There are plenty of people who like to inflate the idea of Christian fundamentalism into something that is as bad, or even worse than Islamic, but there’s one little thing standing in the way of that.
Let’s see. 10,380 violent attacks since 9/11 by Islamic jihadists who justify their actions on the basis of Islamic texts and teachings.
How many violent attacks since 9/11 by Christian zealots who justify their actions on the basis of Christian texts and teachings? Uh, none.
Major attacks: 9/11. 7/7 in London. March 11, 2004 in Spain. The Bali bombings. Several major attacks in India. Scores of thwarted plots. By Islamic jihadists.
Major attacks and thwarted plots by Christian supremacists? Zip.
As I explain in the book, this kind of talk by Gregory Green is not just stupid, although it is certainly that. It is dangerous, because it diverts our attention from the reality of the situation we’re in, and interferes with sober analysis of what we can and must do to defend ourselves.
“Alumni artists prove anything but atrocious,” by Robin Roup in the University of South Florida Oracle (thanks to James):
At first glance, Everyday Atrocities looks like a terrorist organization with a taxidermy hobby. However, it is actually a faculty focus exhibition in the Contemporary Art Museum.From the look of Gregory Green’s pieces there is confusion as to whether he promotes or opposes violence. This is because all his pieces models of explosives. Green grew up in Europe in the height of the Cold War. His work, he said, is influenced by this time in his life where he and everyone around him lived in constant fear.

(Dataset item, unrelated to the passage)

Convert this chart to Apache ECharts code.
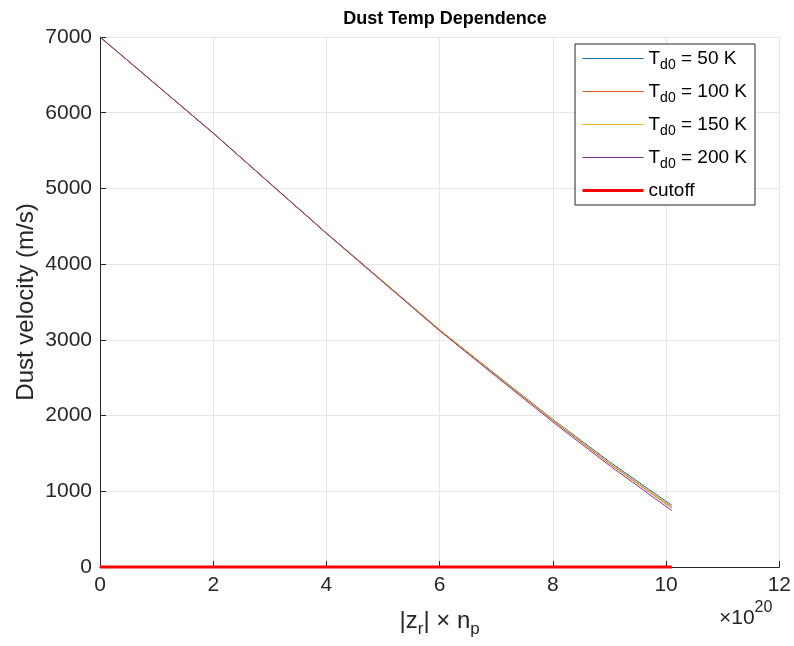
<!DOCTYPE html>
<html>
<head>
<meta charset="utf-8">
<script src="https://cdn.jsdelivr.net/npm/echarts@6/dist/echarts.min.js"></script>
<style>html,body{margin:0;padding:0;background:#fff}#c{width:794px;height:646px}</style>
</head>
<body>
<div id="c"></div>
<script>
var xVals = [0, 2, 4, 6, 7, 8, 9, 10.1];
var v50  = [7000, 5730, 4410, 3130, 2540, 1950, 1390, 815];
var v100 = [7000, 5730, 4410, 3130, 2530, 1935, 1365, 780];
var v150 = [7000, 5730, 4410, 3135, 2535, 1945, 1375, 795];
var v200 = [7000, 5730, 4405, 3120, 2515, 1915, 1340, 745];
var cutoffX = [0, 10.1];
var cutoffY = [0, 0];
var seriesNames = ['T_d0 = 50 K', 'T_d0 = 100 K', 'T_d0 = 150 K', 'T_d0 = 200 K', 'cutoff'];
var xTicks = [0, 2, 4, 6, 8, 10, 12];
var yTicks = [0, 1000, 2000, 3000, 4000, 5000, 6000, 7000];

function pairs(xs, ys) { return xs.map(function (x, i) { return [x, ys[i]]; }); }
var colors = ['#0072BD', '#D95319', '#EDB120', '#7E2F8E', '#FF0000'];
var widths = [1, 1, 1, 1, 3];
var allVals = [v50, v100, v150, v200];

var chart = echarts.init(document.getElementById('c'), null, {renderer: 'canvas'});
var series = allVals.map(function (vals, i) {
  return {
    name: seriesNames[i], type: 'line', data: pairs(xVals, vals),
    symbol: 'none', lineStyle: {width: widths[i], color: colors[i]}, itemStyle: {color: colors[i]},
    animation: false
  };
});
series.push({
  name: seriesNames[4], type: 'line', data: pairs(cutoffX, cutoffY), clip: false,
  symbol: 'none', lineStyle: {width: widths[4], color: colors[4]}, itemStyle: {color: colors[4]},
  animation: false
});

var font = 'Helvetica, Arial, "Liberation Sans", sans-serif';
chart.setOption({
  animation: false,
  textStyle: {fontFamily: font},
  title: {
    text: 'Dust Temp Dependence', left: 440, top: 5, textAlign: 'center',
    textStyle: {fontSize: 18, fontWeight: 'bold', color: '#000', fontFamily: font}
  },
  grid: {left: 100, right: 14, top: 37, bottom: 79, containLabel: false},
  legend: {
    orient: 'vertical', right: 39, top: 44,
    backgroundColor: '#fff', borderColor: '#262626', borderWidth: 1, borderRadius: 0,
    padding: [5, 8, 5, 6], itemWidth: 61, itemHeight: 14, itemGap: 10,
    itemStyle: {opacity: 0},
    data: seriesNames.map(function (n, i) {
      return {name: n, lineStyle: {width: widths[i], color: colors[i]}};
    }),
    formatter: function (n) {
      if (n.indexOf('T_d0') === 0) return '{m|T}{s|d0}{m|' + n.slice(4) + '}';
      return '{m|' + n + '}';
    },
    textStyle: {
      color: '#000', fontSize: 19, fontFamily: font,
      rich: {
        m: {fontSize: 19, color: '#000', lineHeight: 23, fontFamily: font},
        s: {fontSize: 14, color: '#000', padding: [13, 0, 0, 0], fontFamily: font}
      }
    }
  },
  xAxis: {
    type: 'value', min: 0, max: 12, interval: 2,
    name: '{m||z}{s|r}{m|| × n}{s|p}', nameLocation: 'middle', nameGap: 37,
    nameMoveOverlap: false,
    nameTextStyle: {
      color: '#262626', fontSize: 24,
      rich: {
        m: {fontSize: 24, color: '#262626', fontFamily: font},
        s: {fontSize: 17, color: '#262626', padding: [17, 0, 0, 0], fontFamily: font}
      }
    },
    axisLine: {show: true, lineStyle: {color: '#262626', width: 1}},
    axisTick: {show: true, inside: true, length: 6, lineStyle: {color: '#262626'}},
    axisLabel: {color: '#262626', fontSize: 21, margin: 8, fontFamily: font,
      formatter: function (v) { return String(v); }},
    splitLine: {show: true, lineStyle: {color: '#e6e6e6', width: 1}}
  },
  yAxis: {
    type: 'value', min: 0, max: 7000, interval: 1000,
    name: 'Dust velocity (m/s)', nameLocation: 'middle', nameGap: 62,
    nameMoveOverlap: false,
    nameTextStyle: {color: '#262626', fontSize: 24, fontFamily: font},
    axisLine: {show: true, lineStyle: {color: '#262626', width: 1}},
    axisTick: {show: true, inside: true, length: 6, lineStyle: {color: '#262626'}},
    axisLabel: {color: '#262626', fontSize: 21, margin: 8, fontFamily: font,
      formatter: function (v) { return String(v); }},
    splitLine: {show: true, lineStyle: {color: '#e6e6e6', width: 1}}
  },
  graphic: [{
    type: 'text', left: 719, top: 600,
    style: {
      text: '{m|×10}{p|20}',
      rich: {
        m: {fontSize: 21, fill: '#262626', fontFamily: font, padding: [10, 0, 0, 0]},
        p: {fontSize: 16, fill: '#262626', fontFamily: font, padding: [0, 0, 10, 0]}
      }
    }
  }],
  series: series
});
</script>
</body>
</html>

Most of his pieces are not displayed like traditional art pieces. A model pipe bomb lies on the floor in the corner with barely any lighting. A Bible with an explosive inside sits prominently in the center of the room. Green explained that we typically think of terrorism groups strictly as Islamic and Muslim, but Christian extremist groups actually commit just as many acts. Green said his intention was for the pieces to be provocative and somewhat scary. As long as no one is truly frightened by them, he said, his pieces are still legal under the Patriot Act.
For this self-important twit to suggest that the Patriot Act has anything to do with his insufferable little “artworks” is just more self-aggrandizing paranoia.